Copy the lines of the data below exactly, starting at the first and stopping after the line that contains "d3.scaleLinear().domain([0, 4]).range([plotBottom, plotTop]);"; include no pictures.

Exercise input ::
>>>
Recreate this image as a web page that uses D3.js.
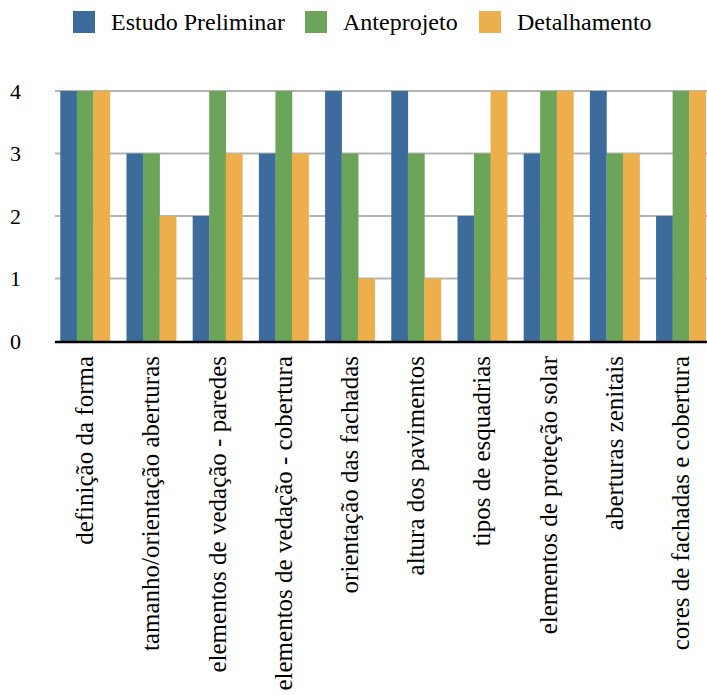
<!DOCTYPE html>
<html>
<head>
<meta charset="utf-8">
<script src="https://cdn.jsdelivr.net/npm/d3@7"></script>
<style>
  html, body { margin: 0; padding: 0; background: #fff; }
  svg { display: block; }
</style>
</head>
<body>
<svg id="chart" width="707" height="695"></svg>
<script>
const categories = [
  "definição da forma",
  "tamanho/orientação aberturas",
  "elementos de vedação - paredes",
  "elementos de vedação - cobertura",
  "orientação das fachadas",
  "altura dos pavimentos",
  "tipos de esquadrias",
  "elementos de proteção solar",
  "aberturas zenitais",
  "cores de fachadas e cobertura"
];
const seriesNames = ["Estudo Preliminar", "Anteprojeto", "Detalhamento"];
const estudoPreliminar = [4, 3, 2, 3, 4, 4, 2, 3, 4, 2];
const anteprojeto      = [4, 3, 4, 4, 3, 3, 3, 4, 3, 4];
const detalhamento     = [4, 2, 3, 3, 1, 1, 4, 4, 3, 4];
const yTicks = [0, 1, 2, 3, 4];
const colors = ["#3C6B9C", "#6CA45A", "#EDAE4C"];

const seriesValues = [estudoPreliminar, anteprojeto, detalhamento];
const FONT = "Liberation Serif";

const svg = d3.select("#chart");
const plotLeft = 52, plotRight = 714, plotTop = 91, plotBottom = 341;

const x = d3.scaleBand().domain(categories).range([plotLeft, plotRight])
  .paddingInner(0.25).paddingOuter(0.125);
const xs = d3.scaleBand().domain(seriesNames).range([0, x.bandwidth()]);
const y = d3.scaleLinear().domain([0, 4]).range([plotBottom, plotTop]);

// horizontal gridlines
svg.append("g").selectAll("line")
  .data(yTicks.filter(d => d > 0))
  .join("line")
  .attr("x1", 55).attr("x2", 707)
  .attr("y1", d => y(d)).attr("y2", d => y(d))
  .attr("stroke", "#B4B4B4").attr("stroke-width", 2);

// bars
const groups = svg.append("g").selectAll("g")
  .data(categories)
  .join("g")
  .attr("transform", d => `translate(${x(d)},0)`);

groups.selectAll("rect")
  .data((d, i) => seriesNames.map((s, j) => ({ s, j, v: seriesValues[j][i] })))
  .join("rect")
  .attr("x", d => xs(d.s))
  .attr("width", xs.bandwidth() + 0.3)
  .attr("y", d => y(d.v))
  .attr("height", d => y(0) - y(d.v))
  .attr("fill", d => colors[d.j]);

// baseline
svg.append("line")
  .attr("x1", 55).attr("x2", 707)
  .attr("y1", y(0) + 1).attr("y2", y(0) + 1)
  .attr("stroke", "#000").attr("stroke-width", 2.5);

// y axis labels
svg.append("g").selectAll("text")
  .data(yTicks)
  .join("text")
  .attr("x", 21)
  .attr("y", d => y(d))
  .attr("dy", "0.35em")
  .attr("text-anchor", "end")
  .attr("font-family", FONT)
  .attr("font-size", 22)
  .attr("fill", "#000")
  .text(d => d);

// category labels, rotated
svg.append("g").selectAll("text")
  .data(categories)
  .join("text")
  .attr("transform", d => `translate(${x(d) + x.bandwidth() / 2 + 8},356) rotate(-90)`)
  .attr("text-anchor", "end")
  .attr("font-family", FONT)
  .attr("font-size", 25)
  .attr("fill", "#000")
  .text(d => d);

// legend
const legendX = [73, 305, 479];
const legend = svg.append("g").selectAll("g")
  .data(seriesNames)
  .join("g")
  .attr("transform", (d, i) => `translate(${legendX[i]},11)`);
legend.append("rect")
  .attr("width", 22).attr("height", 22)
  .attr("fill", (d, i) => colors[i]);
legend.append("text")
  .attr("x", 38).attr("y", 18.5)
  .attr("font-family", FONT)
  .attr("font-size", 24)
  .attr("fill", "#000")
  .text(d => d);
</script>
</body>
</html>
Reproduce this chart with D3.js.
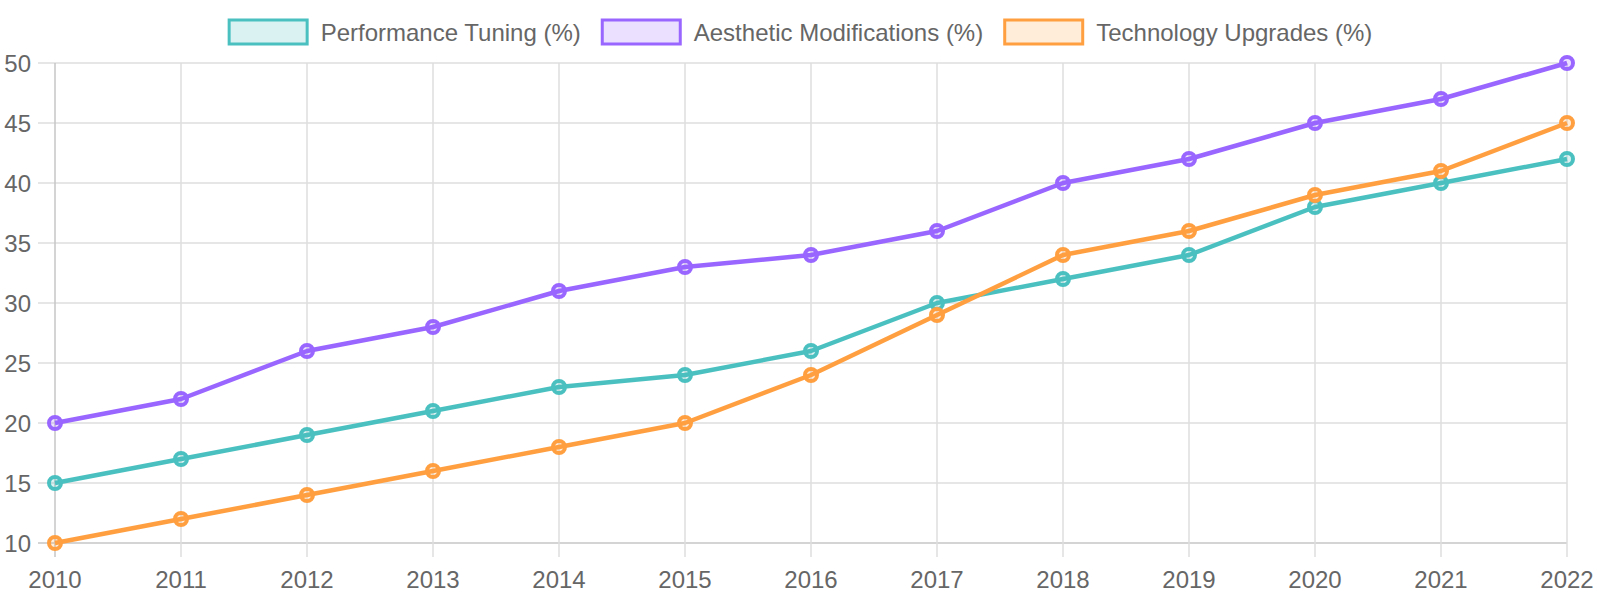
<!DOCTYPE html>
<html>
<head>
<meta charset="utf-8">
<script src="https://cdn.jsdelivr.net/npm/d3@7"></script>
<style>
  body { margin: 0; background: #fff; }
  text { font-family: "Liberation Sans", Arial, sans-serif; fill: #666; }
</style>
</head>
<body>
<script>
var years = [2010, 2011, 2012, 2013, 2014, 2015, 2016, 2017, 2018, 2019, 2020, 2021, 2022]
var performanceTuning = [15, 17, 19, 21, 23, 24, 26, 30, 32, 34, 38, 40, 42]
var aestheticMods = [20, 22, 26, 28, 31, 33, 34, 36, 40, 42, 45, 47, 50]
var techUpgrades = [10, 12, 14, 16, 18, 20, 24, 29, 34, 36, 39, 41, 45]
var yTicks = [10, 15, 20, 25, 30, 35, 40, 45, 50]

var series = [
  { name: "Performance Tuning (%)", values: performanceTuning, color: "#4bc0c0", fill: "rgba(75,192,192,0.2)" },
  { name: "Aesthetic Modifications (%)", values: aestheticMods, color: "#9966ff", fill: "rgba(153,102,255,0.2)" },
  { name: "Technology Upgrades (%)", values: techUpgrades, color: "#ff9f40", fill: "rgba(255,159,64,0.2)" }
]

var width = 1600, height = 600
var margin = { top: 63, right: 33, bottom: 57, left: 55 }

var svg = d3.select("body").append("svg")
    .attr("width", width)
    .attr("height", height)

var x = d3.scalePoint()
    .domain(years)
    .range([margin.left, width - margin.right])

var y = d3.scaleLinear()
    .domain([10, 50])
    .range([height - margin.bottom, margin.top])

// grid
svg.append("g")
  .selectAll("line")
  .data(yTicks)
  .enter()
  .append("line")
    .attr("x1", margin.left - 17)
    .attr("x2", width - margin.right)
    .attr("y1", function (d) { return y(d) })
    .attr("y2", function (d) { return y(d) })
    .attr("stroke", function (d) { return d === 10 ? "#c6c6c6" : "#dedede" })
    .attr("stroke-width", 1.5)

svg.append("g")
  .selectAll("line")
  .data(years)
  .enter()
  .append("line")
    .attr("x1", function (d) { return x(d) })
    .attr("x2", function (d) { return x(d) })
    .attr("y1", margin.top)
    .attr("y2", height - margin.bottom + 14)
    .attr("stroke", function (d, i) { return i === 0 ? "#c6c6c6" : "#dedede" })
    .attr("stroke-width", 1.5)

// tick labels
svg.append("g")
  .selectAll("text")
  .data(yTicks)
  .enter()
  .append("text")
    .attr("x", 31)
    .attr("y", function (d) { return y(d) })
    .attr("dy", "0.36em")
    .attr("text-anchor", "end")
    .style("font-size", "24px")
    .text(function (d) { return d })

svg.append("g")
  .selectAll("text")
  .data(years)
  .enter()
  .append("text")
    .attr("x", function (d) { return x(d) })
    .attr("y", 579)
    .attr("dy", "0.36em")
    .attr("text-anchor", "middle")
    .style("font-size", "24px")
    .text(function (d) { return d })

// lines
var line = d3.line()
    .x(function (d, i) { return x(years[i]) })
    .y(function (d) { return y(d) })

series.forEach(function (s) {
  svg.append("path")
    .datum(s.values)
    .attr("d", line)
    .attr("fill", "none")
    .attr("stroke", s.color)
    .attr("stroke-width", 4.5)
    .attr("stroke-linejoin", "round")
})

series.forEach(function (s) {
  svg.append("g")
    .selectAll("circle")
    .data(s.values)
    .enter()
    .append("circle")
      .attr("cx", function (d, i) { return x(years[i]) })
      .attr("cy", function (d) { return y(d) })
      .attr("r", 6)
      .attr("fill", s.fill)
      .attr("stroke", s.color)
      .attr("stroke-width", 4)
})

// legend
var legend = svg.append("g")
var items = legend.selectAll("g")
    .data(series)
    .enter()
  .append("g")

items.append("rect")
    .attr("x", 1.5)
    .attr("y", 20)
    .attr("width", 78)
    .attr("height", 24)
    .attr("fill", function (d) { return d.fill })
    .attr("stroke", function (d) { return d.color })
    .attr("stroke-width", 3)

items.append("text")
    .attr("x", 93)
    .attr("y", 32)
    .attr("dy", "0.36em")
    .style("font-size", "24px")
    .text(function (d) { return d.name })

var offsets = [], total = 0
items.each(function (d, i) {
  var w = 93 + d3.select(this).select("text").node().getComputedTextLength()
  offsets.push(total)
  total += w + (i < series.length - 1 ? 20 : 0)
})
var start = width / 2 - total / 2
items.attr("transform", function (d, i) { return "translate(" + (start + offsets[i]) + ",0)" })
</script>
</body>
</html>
<<<
Solution for this exercise ::
Recreate this image as a web page that uses D3.js.
<!DOCTYPE html>
<html>
<head>
<meta charset="utf-8">
<script src="https://cdn.jsdelivr.net/npm/d3@7"></script>
<style>
  html, body { margin: 0; padding: 0; background: #fff; }
  svg { display: block; }
</style>
</head>
<body>
<svg id="chart" width="707" height="695"></svg>
<script>
const categories = [
  "definição da forma",
  "tamanho/orientação aberturas",
  "elementos de vedação - paredes",
  "elementos de vedação - cobertura",
  "orientação das fachadas",
  "altura dos pavimentos",
  "tipos de esquadrias",
  "elementos de proteção solar",
  "aberturas zenitais",
  "cores de fachadas e cobertura"
];
const seriesNames = ["Estudo Preliminar", "Anteprojeto", "Detalhamento"];
const estudoPreliminar = [4, 3, 2, 3, 4, 4, 2, 3, 4, 2];
const anteprojeto      = [4, 3, 4, 4, 3, 3, 3, 4, 3, 4];
const detalhamento     = [4, 2, 3, 3, 1, 1, 4, 4, 3, 4];
const yTicks = [0, 1, 2, 3, 4];
const colors = ["#3C6B9C", "#6CA45A", "#EDAE4C"];

const seriesValues = [estudoPreliminar, anteprojeto, detalhamento];
const FONT = "Liberation Serif";

const svg = d3.select("#chart");
const plotLeft = 52, plotRight = 714, plotTop = 91, plotBottom = 341;

const x = d3.scaleBand().domain(categories).range([plotLeft, plotRight])
  .paddingInner(0.25).paddingOuter(0.125);
const xs = d3.scaleBand().domain(seriesNames).range([0, x.bandwidth()]);
const y = d3.scaleLinear().domain([0, 4]).range([plotBottom, plotTop]);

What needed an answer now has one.